On remarque amélioration à notre niveau. À nos débuts il y a 5 ans, nous étions trois ; maintenant nous sommes une quinzaine. On a rapidement constaté qu’on ne pouvait pas répondre à la demande en étant si peu, et qu’il fallait des renforts. Il y avait de plus en plus de dates, et les festivals avec lesquels nous avions travaillés une première fois nous rappelaient en général pour les éditions suivantes.
Plus généralement, les festivals ont travaillé pour se rendre accessibles. Certains se sont par exemple doté de gilets vibrants, qui, grâce à des capteurs, permettent de reproduire le rythme des musiques. Des festivals ayant déjà ce dispositif nous ont d’ailleurs contacté afin de le compléter.

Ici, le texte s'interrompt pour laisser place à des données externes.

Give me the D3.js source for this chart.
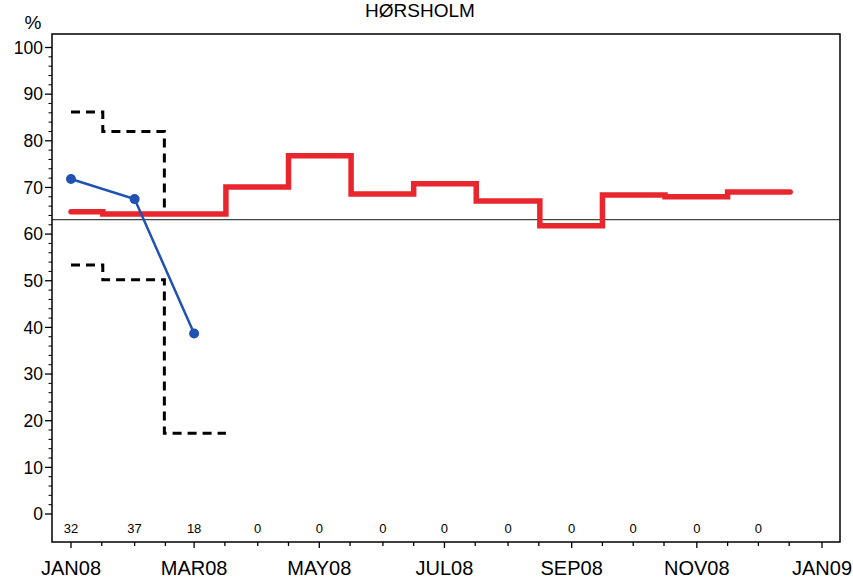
<!DOCTYPE html>
<html>
<head>
<meta charset="utf-8">
<script src="https://cdn.jsdelivr.net/npm/d3@7"></script>
<style>
  body { margin: 0; background: #fff; }
  text { font-family: "Liberation Sans", Arial, sans-serif; fill: #000; }
</style>
</head>
<body>
<svg id="chart" width="853" height="578"></svg>
<script>
// monthly data, 2008
const months = ["2008-01", "2008-02", "2008-03", "2008-04", "2008-05", "2008-06",
    "2008-07", "2008-08", "2008-09", "2008-10", "2008-11", "2008-12"]
const counts = [32, 37, 18, 0, 0, 0, 0, 0, 0, 0, 0, 0]
const expected = [64.8, 64.3, 64.3, 70.1, 76.8, 68.6, 70.8, 67.1, 61.8, 68.4, 68.0, 69.0]
const observed = [71.8, 67.5, 38.7]
const upper = [86.2, 82.0, 64.4]
const lower = [53.4, 50.2, 17.3]
const refLevel = 63.1
const yTicks = [0, 10, 20, 30, 40, 50, 60, 70, 80, 90, 100]
const title = "HØRSHOLM"

const parse = d3.timeParse("%Y-%m")
const dates = months.map(parse)

const svg = d3.select("#chart")

const frame = {left: 52, top: 34, right: 840, bottom: 542}

var x = d3.scaleTime()
    .domain([new Date(2008, 0, 1), new Date(2009, 0, 1)])
    .range([71, 822])
var y = d3.scaleLinear().domain([0, 100]).range([514, 47.5])

// step path: each month holds from the midpoint before to the midpoint after
function stepPoints(values) {
    let pts = []
    for (let i = 0; i < values.length; i++) {
        let d = dates[i]
        let next = d3.timeMonth.offset(d, 1)
        let start = i === 0 ? d : new Date((dates[i - 1].getTime() + d.getTime()) / 2)
        let end = new Date((d.getTime() + next.getTime()) / 2)
        pts.push([x(start), y(values[i])])
        pts.push([x(end), y(values[i])])
    }
    return pts
}

const line = d3.line()

// x axis ticks (1st and 16th of every month)
let allTicks = []
d3.timeMonth.range(new Date(2008, 0, 1), new Date(2009, 0, 2)).forEach(function (m) {
    allTicks.push({d: m, major: m.getMonth() % 2 === 0})
    if (m < new Date(2009, 0, 1)) allTicks.push({d: new Date(m.getFullYear(), m.getMonth(), 16), major: false})
})

svg.append("g").selectAll("line")
    .data(allTicks)
    .enter()
    .append("line")
    .attr("x1", d => x(d.d)).attr("x2", d => x(d.d))
    .attr("y1", frame.bottom).attr("y2", d => frame.bottom + (d.major ? 6 : 4))
    .attr("stroke", "#000").attr("stroke-width", 1.3)

const fmt = d3.timeFormat("%b%y")
svg.append("g").selectAll("text")
    .data(allTicks.filter(d => d.major))
    .enter()
    .append("text")
    .attr("x", d => x(d.d))
    .attr("y", 575)
    .attr("text-anchor", "middle")
    .style("font-size", "20px")
    .text(d => fmt(d.d).toUpperCase())

// y axis
let minor = d3.range(0, 101, 2).filter(v => v % 10 !== 0)
svg.append("g").selectAll("line")
    .data(minor)
    .enter()
    .append("line")
    .attr("x1", frame.left - 3.5).attr("x2", frame.left)
    .attr("y1", d => y(d)).attr("y2", d => y(d))
    .attr("stroke", "#000").attr("stroke-width", 1)

svg.append("g").selectAll("line")
    .data(yTicks)
    .enter()
    .append("line")
    .attr("x1", frame.left - 7).attr("x2", frame.left)
    .attr("y1", d => y(d)).attr("y2", d => y(d))
    .attr("stroke", "#000").attr("stroke-width", 1.3)

svg.append("g").selectAll("text")
    .data(yTicks)
    .enter()
    .append("text")
    .attr("x", 43)
    .attr("y", d => y(d))
    .attr("dy", "0.36em")
    .attr("text-anchor", "end")
    .style("font-size", "17.5px")
    .text(d => d)

svg.append("text").attr("x", 33).attr("y", 29).attr("text-anchor", "middle")
    .style("font-size", "19px").text("%")

svg.append("text").attr("x", 420).attr("y", 17).attr("text-anchor", "middle")
    .style("font-size", "19px").text(title)

// reference level
svg.append("line")
    .attr("x1", frame.left).attr("x2", frame.right)
    .attr("y1", y(refLevel)).attr("y2", y(refLevel))
    .attr("stroke", "#444").attr("stroke-width", 1.2)

// confidence limits
;[upper, lower].forEach(function (vals) {
    svg.append("path")
        .attr("d", line(stepPoints(vals)))
        .attr("fill", "none")
        .attr("stroke", "#000")
        .attr("stroke-width", 3)
        .attr("stroke-dasharray", "9,6")
})

// expected level
svg.append("path")
    .attr("d", line(stepPoints(expected)))
    .attr("fill", "none")
    .attr("stroke", "#e8262d")
    .attr("stroke-width", 5.5)
    .attr("stroke-linecap", "round")

// observed
let obs = observed.map((v, i) => ({d: dates[i], v: v}))
svg.append("path")
    .attr("d", d3.line().x(d => x(d.d)).y(d => y(d.v))(obs))
    .attr("fill", "none")
    .attr("stroke", "#2152b3")
    .attr("stroke-width", 2.5)

svg.append("g").selectAll("circle")
    .data(obs)
    .enter()
    .append("circle")
    .attr("cx", d => x(d.d))
    .attr("cy", d => y(d.v))
    .attr("r", 5)
    .style("fill", "#2152b3")

// counts
svg.append("g").selectAll("text")
    .data(counts)
    .enter()
    .append("text")
    .attr("x", (d, i) => x(dates[i]))
    .attr("y", 533)
    .attr("text-anchor", "middle")
    .style("font-size", "13px")
    .text(d => d)

// frame
svg.append("rect")
    .attr("x", frame.left).attr("y", frame.top)
    .attr("width", frame.right - frame.left).attr("height", frame.bottom - frame.top)
    .attr("fill", "none").attr("stroke", "#000").attr("stroke-width", 1.5)
</script>
</body>
</html>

En tous cas, tout cela nécessite des fonds, de la sensibilisation… Ça prend du temps et de l’énergie, ce n’est pas toujours facile, surtout pour les petits festivals qui ont des moyens limités.
Et quels sont les retours du public ?
Les personnes sourdes et malentendantes sont très satisfaites, c’est un plaisir pour eux car ils peuvent accompagner un proche, venir en famille… Je me souviens par exemple d’une mère malentendante qui avait pu, pour la première fois, accompagner ses enfants à un concert et profiter avec eux. De son côté, le public entendant nous dit que cela apporte quelque chose au show, et permet de rendre la chanson plus visuelle.